Kongresse sind wegen der Corona-Pandemie in den letzten zwei Jahren reihenweise abgesagt worden. Werden sie wieder im gleichen Umfang stattfinden wie vor der Krise? Oder wird sich die Art und Weise, wie Kongresse durchgeführt werden, nachhaltig verändern?

Wissenschaft und Medizin leben von dem Austausch von Erfahrungen, der Interaktion, Hospitation etc. Einiges kann man ohne weiteres auch multimedial respektive online durchführen, hier haben wir viel gelernt in den letzten zwei Jahren. Trotzdem bin ich fest davon überzeugt, dass wir wieder (fast) zurück zum «status ante» kommen werden, vor allem auch, weil zu einer gesunden Zusammenarbeit eben auch persönliches Vertrauen, Nähe und ungefilterter Austausch untereinander gehören.

Sie haben auch keine Glaskugel, das ist uns bewusst. Dennoch die Frage: Welches Szenario ist bezüglich der Entwicklung von Covid-19 das Wahrscheinlichste? Worauf müssen wir uns einstellen?

Das Virus ist und bleibt hier. Je mehr Infektionen wir sehen, desto höher wird auch der Mutationsdruck. In welche Richtung sich das Virus entwickelt, sei tatsächlich der Glaskugel überlassen. Wir können alle nur hoffen, dass es nicht hinsichtlich der Infektiosität in Richtung Omikron weitergeht, aber mit einer Pathogenität wie bei Delta. Wir sind alle sicher gut beraten, uns und andere zu schützen, und uns mental, aber auch faktisch zumindest auf die Möglichkeit einer erneuten Eskalation mit allen uns bereits leidvoll bekannten Einschränkungen einzustellen.

Und eine persönliche Frage: Welche sind die wichtigsten Erkenntnisse, die Sie aus den zwei zurückliegenden Pandemie-Jahren mitnehmen?

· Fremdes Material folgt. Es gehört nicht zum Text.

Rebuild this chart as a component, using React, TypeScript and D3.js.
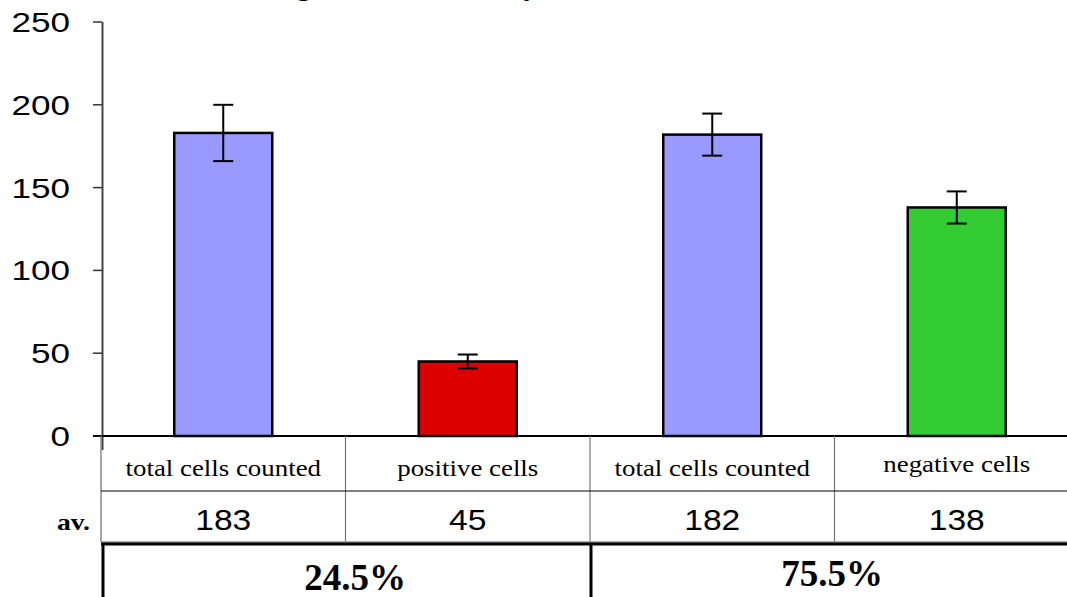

Wir waren und sind in einer extrem privilegierten Situation, hatten uns gewöhnt daran, dass sich «die Welt von alleine dreht». Die Pandemie hat uns unsere Verletzlichkeit drastisch vor Augen geführt, die Abhängigkeit von der «Mutter Natur» in so vielen Dimensionen. Hoffentlich haben wir als soziales System daraus gelernt und die richtigen Schlüsse gezogen. Wir haben aber auch gelernt, wie anpassungsfähig wir Menschen individuell und als Gesellschaft sind, ein Talent, welches uns im «Normalbetrieb» gar nicht mehr bewusst war. Insofern hat eine Krise, wie so oft berufen, immer auch positive Aspekte.